Excerpted records:
"""
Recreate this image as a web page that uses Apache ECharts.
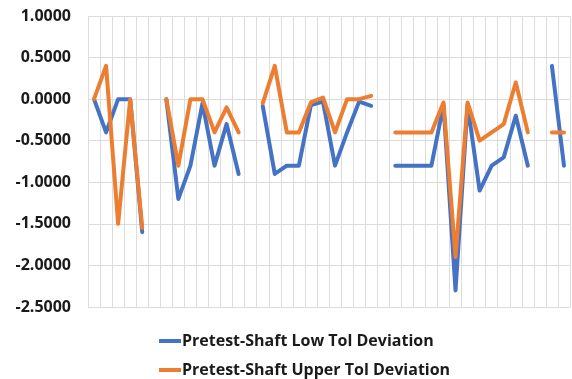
<!DOCTYPE html>
<html>
<head>
<meta charset="utf-8">
<script src="https://cdn.jsdelivr.net/npm/echarts@6/dist/echarts.min.js"></script>
<style>
  html, body { margin: 0; padding: 0; background: #fff; }
  #chart { width: 572px; height: 379px; }
</style>
</head>
<body>
<div id="chart"></div>
<script>
// 40 measurement positions; null marks a position without a reading
const categories = Array.from({ length: 40 }, (_, i) => String(i + 1));

const lowTolDeviation = [
  0.0, -0.4, 0.0, 0.0, -1.6, null,
  0.0, -1.2, -0.8, -0.05, -0.8, -0.3, -0.9, null,
  -0.08, -0.9, -0.8, -0.8, -0.07, -0.03, -0.8, -0.4, -0.03, -0.08, null,
  -0.8, -0.8, -0.8, -0.8, -0.07, -2.3, -0.07, -1.1, -0.8, -0.7, -0.2, -0.8, null,
  0.4, -0.8
];

const upperTolDeviation = [
  0.0, 0.4, -1.5, 0.0, -1.55, null,
  0.0, -0.8, 0.0, 0.0, -0.4, -0.1, -0.4, null,
  -0.05, 0.4, -0.4, -0.4, -0.04, 0.02, -0.4, 0.0, 0.0, 0.04, null,
  -0.4, -0.4, -0.4, -0.4, -0.04, -1.9, -0.04, -0.5, -0.4, -0.3, 0.2, -0.4, null,
  -0.4, -0.4
];

const seriesNames = ['Pretest-Shaft Low Tol Deviation', 'Pretest-Shaft Upper Tol Deviation'];
const seriesColors = ['#4472C4', '#ED7D31'];

const chart = echarts.init(document.getElementById('chart'));

const lineSeries = [lowTolDeviation, upperTolDeviation].map((values, k) => ({
  name: seriesNames[k],
  type: 'line',
  data: values,
  connectNulls: false,
  showSymbol: false,
  symbol: 'none',
  color: seriesColors[k],
  lineStyle: { width: 4, color: seriesColors[k], cap: 'round', join: 'round' },
  emphasis: { disabled: true }
}));

// one legend row per series, stacked below the plot
const legendRows = seriesNames.map((name, k) => ({
  left: 154,
  top: 327 + k * 29,
  itemWidth: 22,
  itemHeight: 4,
  icon: 'rect',
  data: [name],
  textStyle: {
    fontFamily: '"Open Sans", sans-serif',
    fontWeight: 'bold',
    fontSize: 16,
    color: '#1a1a1a',
    lineHeight: 18,
    padding: [0, 0, 0, -4]
  }
}));

chart.setOption({
  animation: false,
  backgroundColor: '#ffffff',
  grid: { left: 88, right: 2, top: 16, bottom: 72, containLabel: false },
  legend: legendRows,
  xAxis: {
    type: 'category',
    data: categories,
    boundaryGap: true,
    axisLine: { show: false },
    axisTick: { show: false },
    axisLabel: { show: false },
    splitLine: { show: true, interval: 0, lineStyle: { color: '#dcdcdc', width: 1 } }
  },
  yAxis: {
    type: 'value',
    min: -2.5,
    max: 1.0,
    interval: 0.5,
    axisLine: { show: false },
    axisTick: { show: false },
    axisLabel: {
      margin: 17,
      fontFamily: '"Open Sans", sans-serif',
      fontWeight: 'bold',
      fontSize: 16,
      color: '#1a1a1a',
      formatter: v => v.toFixed(4)
    },
    splitLine: { show: true, lineStyle: { color: '#dcdcdc', width: 1 } }
  },
  series: lineSeries
});
</script>
</body>
</html>
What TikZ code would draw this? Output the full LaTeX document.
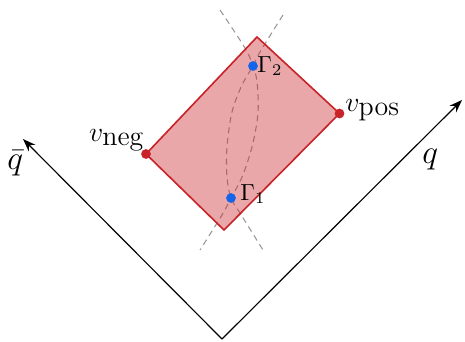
\documentclass[tikz,border=0pt]{standalone}
\usetikzlibrary{arrows.meta}
\definecolor{regred}{RGB}{200,35,40}
\definecolor{ptblue}{RGB}{20,100,235}
\definecolor{lcgray}{RGB}{150,150,150}
\begin{document}
\begin{tikzpicture}[x=0.43pt,y=-0.43pt,
  axis/.style={line width=0.5pt,-{Stealth[length=5.5pt,width=4pt]}},
  lc/.style={lcgray,line width=0.45pt,dash pattern=on 2.6pt off 1.9pt},
  region/.style={draw=regred,line width=0.7pt,fill=regred,fill opacity=0.4,line join=miter},
  rdot/.style={circle,fill=regred,inner sep=0pt,minimum size=4.2pt},
  bdot/.style={circle,fill=ptblue,inner sep=0pt,minimum size=4.2pt},
  lab/.style={inner sep=0pt}]
\useasboundingbox (0,0) rectangle (465,341);
% axes
\coordinate (O) at (222,339);
\coordinate (Qb) at (23,139);
\coordinate (Q) at (462,100);
\draw[axis] (O) -- (Qb);
\draw[axis] (O) -- (Q);
\node[lab,anchor=base west] (qlab) at (422,163) {\Large$q$};
\node[lab,anchor=base west] (qblab) at (7,169) {\Large$\bar q$};
% points
\coordinate (G1) at (231,198);
\coordinate (G2) at (253,66);
% light-cone curves
\draw[lc] plot[smooth,tension=0.55] coordinates {(283,15) (260,52) (G2) (242,85) (232,112) (227,147) (227,177) (G1) (240,213) (263,250)};
\draw[lc] plot[smooth,tension=0.55] coordinates {(220,10) (245,48) (G2) (257,82) (258,113) (252,147) (242,177) (G1) (222,215) (200,250)};
% region
\coordinate (T) at (257,37);
\coordinate (R) at (339.5,113.5);
\coordinate (B) at (224,230);
\coordinate (L) at (146,154);
\draw[region] (T) -- (R) -- (B) -- (L) -- cycle;
\node[rdot] (vn) at (L) {};
\node[rdot] (vp) at (R) {};
\node[bdot] (g1) at (G1) {};
\node[bdot] (g2) at (G2) {};
\node[lab,anchor=base east] (vnlab) at (145,141) {\large$v_{\mbox{neg}}$};
\node[lab,anchor=base west] (vplab) at (345,111) {\large$v_{\mbox{pos}}$};
\node[lab,anchor=base west] (g1lab) at (240,200) {$\Gamma_1$};
\node[lab,anchor=base west] (g2lab) at (257,72) {$\Gamma_2$};
\end{tikzpicture}
\end{document}
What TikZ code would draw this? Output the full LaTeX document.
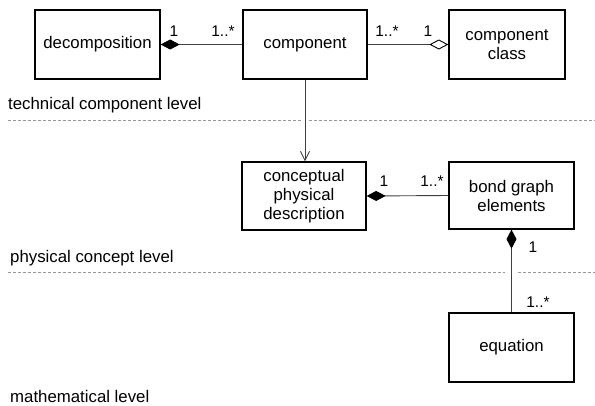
\documentclass[tikz,border=0pt]{standalone}
\usepackage{fontspec}
\setmainfont{Liberation Sans}
\usetikzlibrary{arrows.meta}

\tikzset{
  classbox/.style={draw=black, line width=1.3pt, fill=white, align=center,
    inner sep=0pt, font=\fontsize{16.8}{19}\selectfont},
  assoc/.style={draw=black!75, line width=0.9pt},
  mult/.style={inner sep=0pt, font=\fontsize{15.5}{17}\selectfont},
  leveltext/.style={inner sep=0pt, anchor=west, font=\fontsize{16.8}{19}\selectfont},
  levelline/.style={draw=black!40, line width=0.6pt, dash pattern=on 3pt off 2pt},
  compo/.style={{Diamond[length=19pt,width=10pt,color=black]}-},
  aggr/.style={-{Diamond[open,length=19pt,width=10pt,color=black,fill=white]}},
  depend/.style={-{Straight Barb[length=9pt,width=9pt]}}
}

\begin{document}
\begin{tikzpicture}[x=1pt, y=-1pt]
\useasboundingbox (0,0) rectangle (595,405);

% classes
\node[classbox, minimum width=125pt, minimum height=69pt] (decomp) at (97.5,44.5) {decomposition};
\node[classbox, minimum width=124pt, minimum height=69pt] (comp) at (305,44.5) {component};
\node[classbox, minimum width=116pt, minimum height=69pt] (cclass) at (507,44.5) {component\\class};
\node[classbox, minimum width=124pt, minimum height=68pt] (concept) at (304,196) {conceptual\\physical\\description};
\node[classbox, minimum width=125pt, minimum height=67pt] (bond) at (511.5,195.5) {bond graph\\elements};
\node[classbox, minimum width=125pt, minimum height=69pt] (eq) at (511.5,347.5) {equation};

% level captions
\node[leveltext] (lvtech) at (8,105) {technical component level};
\node[leveltext] (lvphys) at (10,258) {physical concept level};
\node[leveltext] (lvmath) at (10,396) {mathematical level};

% level separators, interrupted where connectors cross
\draw[levelline] (8,120) -- (301,120);
\draw[levelline] (309,120) -- (595,120);
\draw[levelline] (8,272.5) -- (505,272.5);
\draw[levelline] (518,272.5) -- (595,272.5);

% associations
\draw[assoc, compo] (decomp.east) -- (comp.west);
\draw[assoc, aggr] (comp.east) -- (cclass.west);
\draw[assoc, depend] (comp.south) -- (comp.south |- concept.north);
\draw[assoc, compo] (concept.east) -- (bond.west);
\draw[assoc, compo] (bond.south) -- (eq.north);

% multiplicities
\node[mult] (m1) at (174,31) {1};
\node[mult] (m2) at (223,31) {1..*};
\node[mult] (m3) at (387,31) {1..*};
\node[mult] (m4) at (428,31) {1};
\node[mult] (m5) at (384,181) {1};
\node[mult] (m6) at (432,181) {1..*};
\node[mult] (m7) at (533,247) {1};
\node[mult] (m8) at (538,302) {1..*};
\end{tikzpicture}
\end{document}
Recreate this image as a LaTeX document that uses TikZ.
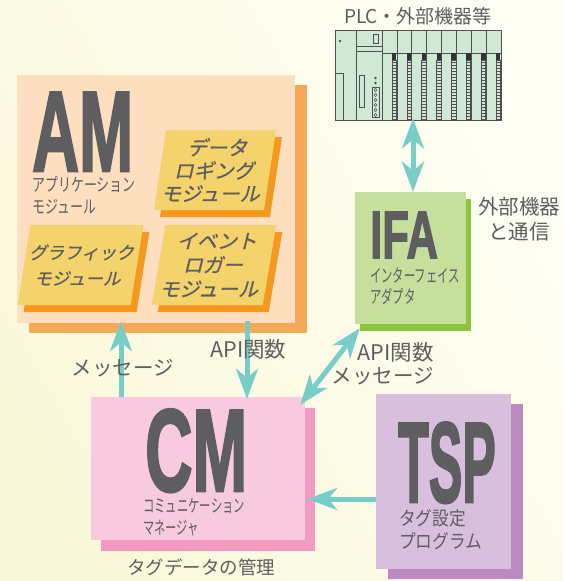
\documentclass[tikz,border=0pt]{standalone}
\usepackage{fontspec}
\usepackage{graphicx}
\usetikzlibrary{arrows.meta,shadows}
\setmainfont{Noto Sans CJK JP}
\newfontfamily\heavyfont[FakeBold=2.5]{Liberation Sans}
\newfontfamily\modulefont[FakeBold=0.8,FakeSlant=0.08]{Noto Sans CJK JP}

\definecolor{inkgray}{HTML}{5E5E60}
\definecolor{bgWarm}{HTML}{FAF8DB}
\definecolor{bgPale}{HTML}{FEFEF4}
\definecolor{amFill}{HTML}{FDDFC0}
\definecolor{amShadow}{HTML}{F6AA57}
\definecolor{modFill}{HTML}{F5D36C}
\definecolor{modShadow}{HTML}{F4981F}
\definecolor{ifaFill}{HTML}{C7DF9D}
\definecolor{ifaShadow}{HTML}{8CC63E}
\definecolor{cmFill}{HTML}{F8CADF}
\definecolor{cmShadow}{HTML}{F29AC2}
\definecolor{tspFill}{HTML}{D9BFDE}
\definecolor{tspShadow}{HTML}{BC8ABE}
\definecolor{linkTeal}{HTML}{79CDC8}
\definecolor{plcGreen}{HTML}{CFE9D5}
\definecolor{plcLine}{HTML}{505050}

% condensed heavy lettering for the block abbreviations
\newcommand\blocktag[3]{\scalebox{#1}[1]{\heavyfont\bfseries\fontsize{#2}{#2}\selectfont #3}}
% narrow caption lines under the abbreviations
\newcommand\narrowline[3]{\scalebox{#1}[1]{\fontsize{#2}{#2}\selectfont #3}}

\begin{document}
\begin{tikzpicture}[x=1pt,y=-1pt,
  txt/.style={inner sep=0pt, text=inkgray},
  panel/.style={inner sep=0pt, draw=none},
  arr/.style={draw=linkTeal, line width=5pt,
    -{Stealth[length=30pt,width=22pt,inset=9pt]}},
  darr/.style={draw=linkTeal, line width=5pt,
    {Stealth[length=30pt,width=22pt,inset=9pt]}-{Stealth[length=30pt,width=22pt,inset=9pt]}},
  modbox/.style={panel, transform shape, fill=modFill, text=inkgray, align=center,
    minimum height=80pt,
    drop shadow={shadow xshift=6pt, shadow yshift=-7pt, fill=modShadow, opacity=1}},
]
\useasboundingbox (0,0) rectangle (563,581);
\shade[left color=bgWarm, right color=bgPale, shading angle=120] (0,0) rectangle (563,581);

% ---- application module
\node[panel, fill=amFill, minimum width=278pt, minimum height=248pt,
  drop shadow={shadow xshift=12pt, shadow yshift=-10pt, fill=amShadow, opacity=1}]
  (am) at (156,199) {};
\node[txt, anchor=base west] (amTag) at (32,171) {\blocktag{0.57}{114}{AM}};
\node[txt, anchor=west] (amSub1) at (32,185) {\narrowline{0.72}{18}{アプリケーション}};
\node[txt, anchor=west] (amSub2) at (32,207) {\narrowline{0.72}{18}{モジュール}};

\begin{scope}[shift={(215,170)}, xslant=0.15]
  \node[modbox, minimum width=110pt, font={\modulefont\fontsize{20}{23}\selectfont}] (dlog) at (0,0)
    {データ\\ロギング\\モジュール};
\end{scope}
\begin{scope}[shift={(80.5,265)}, xslant=0.16]
  \node[modbox, minimum width=113pt, font={\modulefont\fontsize{17.5}{26}\selectfont}] (gmod) at (0,0)
    {グラフィック\\モジュール};
\end{scope}
\begin{scope}[shift={(214,265)}, xslant=0.17]
  \node[modbox, minimum width=111pt, font={\modulefont\fontsize{20}{24}\selectfont}] (elog) at (0,0)
    {イベント\\ロガー\\モジュール};
\end{scope}

% ---- interface adapter
\node[panel, fill=ifaFill, minimum width=111pt, minimum height=132pt,
  drop shadow={shadow xshift=5pt, shadow yshift=-7pt, fill=ifaShadow, opacity=1}]
  (ifa) at (410.5,258) {};
\node[txt, anchor=base west] (ifaTag) at (370,258) {\blocktag{0.65}{67}{IFA}};
\node[txt, anchor=west] (ifaSub1) at (370,276) {\narrowline{0.63}{18}{インターフェイス}};
\node[txt, anchor=west] (ifaSub2) at (370,296) {\narrowline{0.63}{18}{アダプタ}};
\node[txt, align=center, font=\fontsize{20.5}{25}\selectfont] (extNote) at (519,219)
  {外部機器\\と通信};

% ---- communication manager
\node[panel, fill=cmFill, minimum width=214pt, minimum height=143pt,
  drop shadow={shadow xshift=10pt, shadow yshift=-11pt, fill=cmShadow, opacity=1}]
  (cm) at (198,468.5) {};
\node[txt, anchor=base west] (cmTag) at (145,491) {\blocktag{0.56}{117}{CM}};
\node[txt, anchor=west] (cmSub1) at (143,506) {\narrowline{0.63}{18}{コミュニケーション}};
\node[txt, anchor=west] (cmSub2) at (143,528) {\narrowline{0.63}{18}{マネージャ}};
\node[txt, font=\fontsize{18.5}{20}\selectfont] (cmNote) at (201,567) {タグデータの管理};

% ---- tag setting program
\node[panel, fill=tspFill, minimum width=135pt, minimum height=175pt,
  drop shadow={shadow xshift=12pt, shadow yshift=-10pt, fill=tspShadow, opacity=1}]
  (tsp) at (443.5,481.5) {};
\node[txt, anchor=base west] (tspTag) at (398,502) {\blocktag{0.44}{114}{TSP}};
\node[txt, anchor=west] (tspSub1) at (399,518) {\narrowline{0.88}{19}{タグ設定}};
\node[txt, anchor=west] (tspSub2) at (399,541) {\narrowline{0.88}{19}{プログラム}};

% ---- PLC rack
\node[txt, font=\fontsize{19}{20}\selectfont] (plcTitle) at (418,16) {PLC・外部機器等};
\node[panel, fill=plcGreen, draw=plcLine, line width=0.9pt,
  minimum width=166pt, minimum height=90pt] (plc) at (418,75) {};
\begin{scope}[draw=plcLine, line width=0.6pt]
  \draw (356,30) -- (356,120);
  \draw (382,30) -- (382,120);
  \foreach \i in {1,...,7} \draw ({382+\i*14.875},30) -- ({382+\i*14.875},120);
  \draw (382,53) -- (501,53);
  \foreach \i in {1,...,8} {
    \pgfmathsetmacro\rx{382+\i*14.875}
    \fill[black!80] (\rx-5,53) rectangle (\rx-0.6,60);
    \draw[line width=0.5pt] (\rx-5,60) rectangle (\rx-0.6,119);
    \foreach \yy in {62,65,...,117} \draw[line width=0.5pt] (\rx-5,\yy) -- (\rx-0.6,\yy);
  }
  \fill[plcLine] (340,41) circle (1.4);
  \draw (335,73) -- (343,73) -- (343,120);
  \draw (356,46) -- (382,46);
  \draw (356,51) -- (382,51);
  \draw (373,34) rectangle (378,43);
  \draw (359,75) rectangle (364,107);
  \fill[plcLine] (375.5,78) circle (1.4);
  \fill[plcLine] (375.5,83) circle (1.4);
  \draw (372,87) rectangle (379,117);
  \foreach \yy in {90,95,...,115} \draw[line width=0.5pt] (375.5,\yy) circle (1.6);
\end{scope}

% ---- connectors
\coordinate (msgX) at (121,0);
\coordinate (apiX) at (247,0);
\coordinate (plcX) at (413,0);
\coordinate (tspY) at (0,499);
\draw[arr] (cm.north -| msgX) -- ([yshift=2pt]am.south -| msgX);
\draw[arr] ([yshift=2pt]am.south -| apiX) -- ([yshift=-2pt]cm.north -| apiX);
\draw[arr] (tsp.west |- tspY) -- ([xshift=2pt]cm.east |- tspY);
\draw[darr] ([yshift=2pt]plc.south -| plcX) -- (ifa.north -| plcX);
\draw[darr] ([shift={(5pt,-4pt)}]ifa.south west) -- ([shift={(-5pt,-8pt)}]cm.north east);

% ---- connector labels
\node[txt, font=\fontsize{20.5}{22}\selectfont] (msgLabel) at (123,368) {メッセージ};
\node[txt, font=\fontsize{21.5}{23}\selectfont] (apiLabel) at (248.5,349) {API関数};
\node[txt, anchor=east, font=\fontsize{21.5}{23}\selectfont] (ifaApiLabel) at (434,352) {API関数};
\node[txt, anchor=east, font=\fontsize{20.5}{22}\selectfont] (ifaMsgLabel) at (434,376) {メッセージ};
\end{tikzpicture}
\end{document}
"""
Task description: Every line from the start of the listing above through the line with "const chart = echarts.init(document.getElementById('chart'));" should be repeated exactly; skip the pictures and add nothing else.

Reply:
Recreate this image as a web page that uses Apache ECharts.
<!DOCTYPE html>
<html>
<head>
<meta charset="utf-8">
<script src="https://cdn.jsdelivr.net/npm/echarts@6/dist/echarts.min.js"></script>
<style>
  html, body { margin: 0; padding: 0; background: #fff; }
  #chart { width: 572px; height: 379px; }
</style>
</head>
<body>
<div id="chart"></div>
<script>
// 40 measurement positions; null marks a position without a reading
const categories = Array.from({ length: 40 }, (_, i) => String(i + 1));

const lowTolDeviation = [
  0.0, -0.4, 0.0, 0.0, -1.6, null,
  0.0, -1.2, -0.8, -0.05, -0.8, -0.3, -0.9, null,
  -0.08, -0.9, -0.8, -0.8, -0.07, -0.03, -0.8, -0.4, -0.03, -0.08, null,
  -0.8, -0.8, -0.8, -0.8, -0.07, -2.3, -0.07, -1.1, -0.8, -0.7, -0.2, -0.8, null,
  0.4, -0.8
];

const upperTolDeviation = [
  0.0, 0.4, -1.5, 0.0, -1.55, null,
  0.0, -0.8, 0.0, 0.0, -0.4, -0.1, -0.4, null,
  -0.05, 0.4, -0.4, -0.4, -0.04, 0.02, -0.4, 0.0, 0.0, 0.04, null,
  -0.4, -0.4, -0.4, -0.4, -0.04, -1.9, -0.04, -0.5, -0.4, -0.3, 0.2, -0.4, null,
  -0.4, -0.4
];

const seriesNames = ['Pretest-Shaft Low Tol Deviation', 'Pretest-Shaft Upper Tol Deviation'];
const seriesColors = ['#4472C4', '#ED7D31'];

const chart = echarts.init(document.getElementById('chart'));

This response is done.